Here in urban Phoenix there are three enemies occupying the top spots on the list of chicken predators. The Coyote, two hawks in specific, and the Bull snake.
Coyotes aren’t usually seen during the day, sundown seems to be when they’re most active. They’re rather greedy too, seldom stopping at one bird. It’s not uncommon for them to wipe out half the backyard flock. Not only should the chicken yard be secured with a fence buried at least a foot in the ground. Concrete around the bottom as well would be ideal. Don’t assume that a six or seven foot block wall perimeter fence will keep out a coyote, it won’t.
If at all possible, having a raised chicken coop that can be completely closed up at night is the best way to protect your birds. The top of your chicken yard or run needs to be enclosed with aviary netting, because in-flight predators are next on the list of chicken enemies.
The Red Tail Hawk is not fussy about what time of day they snatch a chicken from the flock. These birds are very intelligent, so you’ll need to be creative if you’re going to outsmart them. They are indeed capable of carrying off an average size chicken.
Below is our resident Harris Hawk, smaller, and not capable to carrying off an average sized chicken. However, be aware that these birds work as a team. Where there is one, there is usually two more. They are patient and relentless towards their goal, give them the slightest invitation and they will take it. Once they find a flock, they will circle over head, then sit on a nearby roof, or fence. This could go on for days while they intelligently calculate their plan of attack.

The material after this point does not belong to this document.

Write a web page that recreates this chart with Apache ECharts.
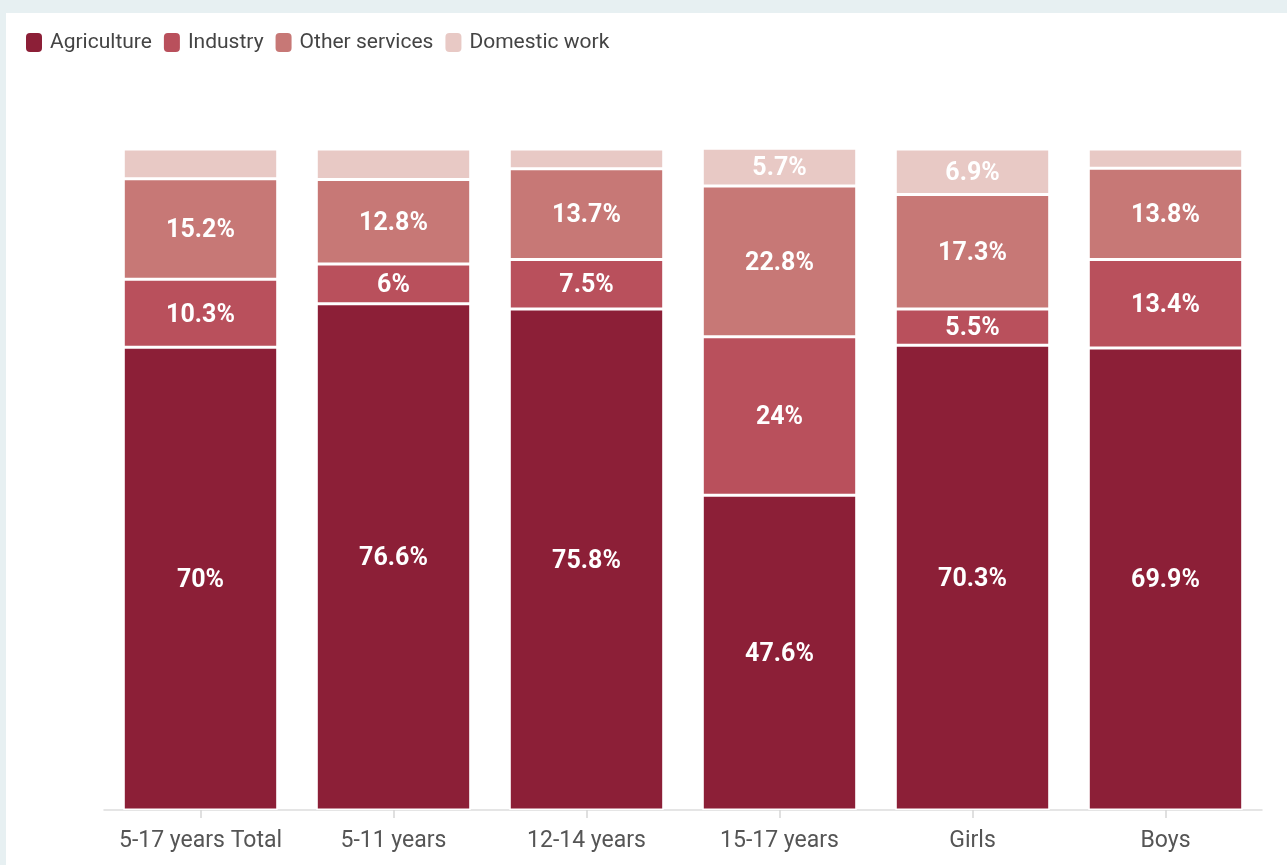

There is at least one Bull snake slithering around our ranch. These predators are more of a problem with chicks or very young birds. Keep in mind when reaching to collect eggs that they have the same agenda! Look before you reach! They are harmless to humans, but they can be quite startling just for their size alone! Chickens are terrified by them and that could interrupt their egg production. It’s important to keep your birds safe and secure from Bull snakes with the same aggressive measures as the predators mentioned above.
Remember, respect predators for their place in society, your job is not to prove where your place is on the food chain – it’s merely to prove you are smarter.